The Z712 has a good selection of shooting options, with full auto, program, aperture and shutter priority and full manual exposure, as well as a sports program mode, a high-ISO mode and 16 scene modes. It has the usual metering options of multi-pattern, centre-weighted and spot metering, as well as multi-zone, centre-zone or selectable zone autofocus. Kodak usually likes to leave colour control firmly in the hands of its Colour Science processor, so it’s no surprise that manual colour adjustment options are a bit limited, with only three saturation settings and monochrome. There are three sharpness levels, but no contrast control. Other adjustments, including exposure settings, exposure compensation, flash level and ISO are controlled on-screen via the small command dial, positioned just above the thumbgrip. This has a press-and-turn action, and with a minimum of practice controlling manual exposure is extremely quick and easy.
The zoom control is a simple rocker switch located near the thumb grip, and is about as pleasant to use as such items usually are. The zoom is stepped, but there are a lot of increments between the wide-angle and telephoto settings. One thing that did bug me slightly was that while the lens was moving the view on the screen went totally out of focus, making framing a bit hit-or-miss. The LCD screen itself could be a bit better too. It is certainly bright enough, and has a fairly good anti-glare coating, but with only 115k pixels it is a bit low-res. Fortunately the electronic viewfinder is made of sharper stuff, with a resolution of 230k pixels. The camera does have optional manual focus, but this is controlled via the fiddly D-pad. Although the view on the screen or viewfinder does automatically magnify when adjusting focus, it zips from one end of the focus range to the other so quickly that achieving accurate focus is all but impossible.

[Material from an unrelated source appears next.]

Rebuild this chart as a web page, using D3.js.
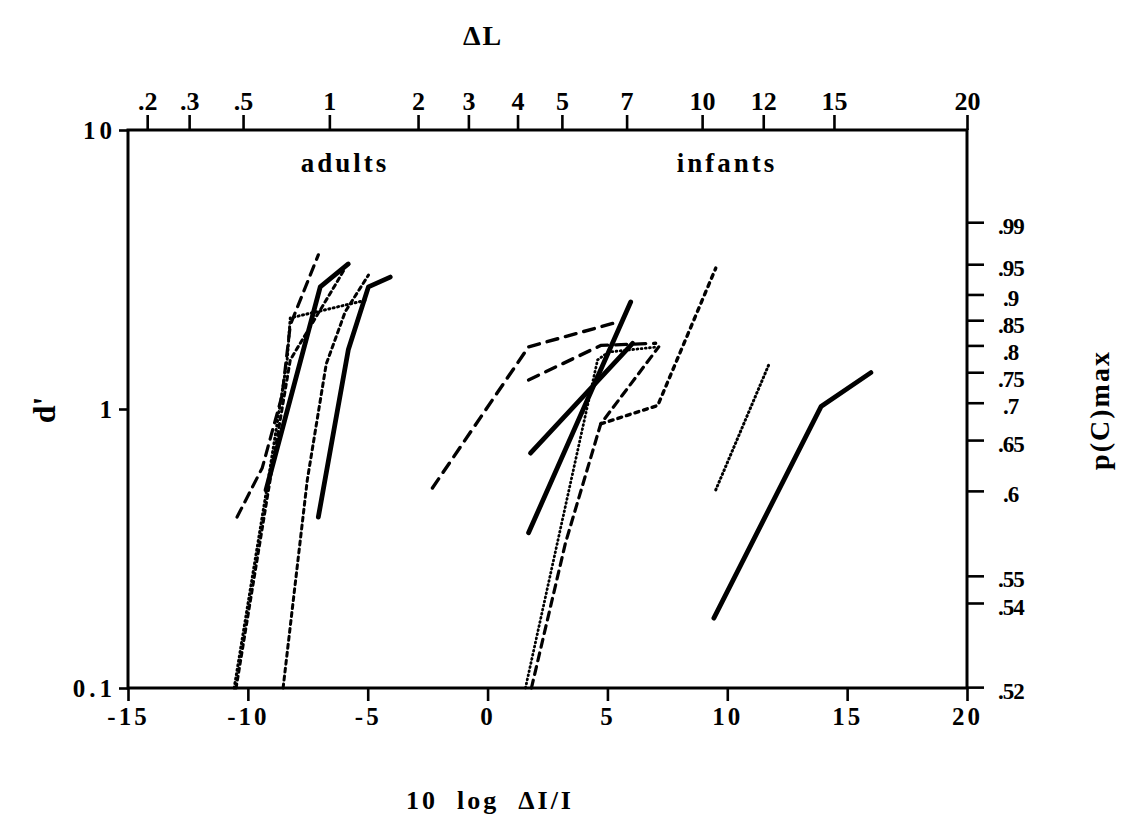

The Z712’s general performance is very good. It starts up in just over 1.5 seconds, which is remarkably fast for a super-zoom camera, and it shuts down again even more quickly. The AF system is also very fast, almost up to DSLR standards, and also works extremely well in low light; in fact I’d say that the Z712 has about the fastest low light focusing ability I’ve seen on a non-SLR camera. It has a very bright AF illuminator, and had no trouble focusing quickly in total darkness at a range of several metres. Shot to shot times are also fairly quick, although it really could do with a much larger and faster image buffer. In single-shot mode it can take a shot roughly once every two seconds, although with slower memory cards it is possible to fill up the buffer faster than the camera can save the pictures, usually after about six shots. In continuous shooting mode it can take a burst of six shots in just under four seconds, but it then has to pause for a couple of seconds to write them to the card.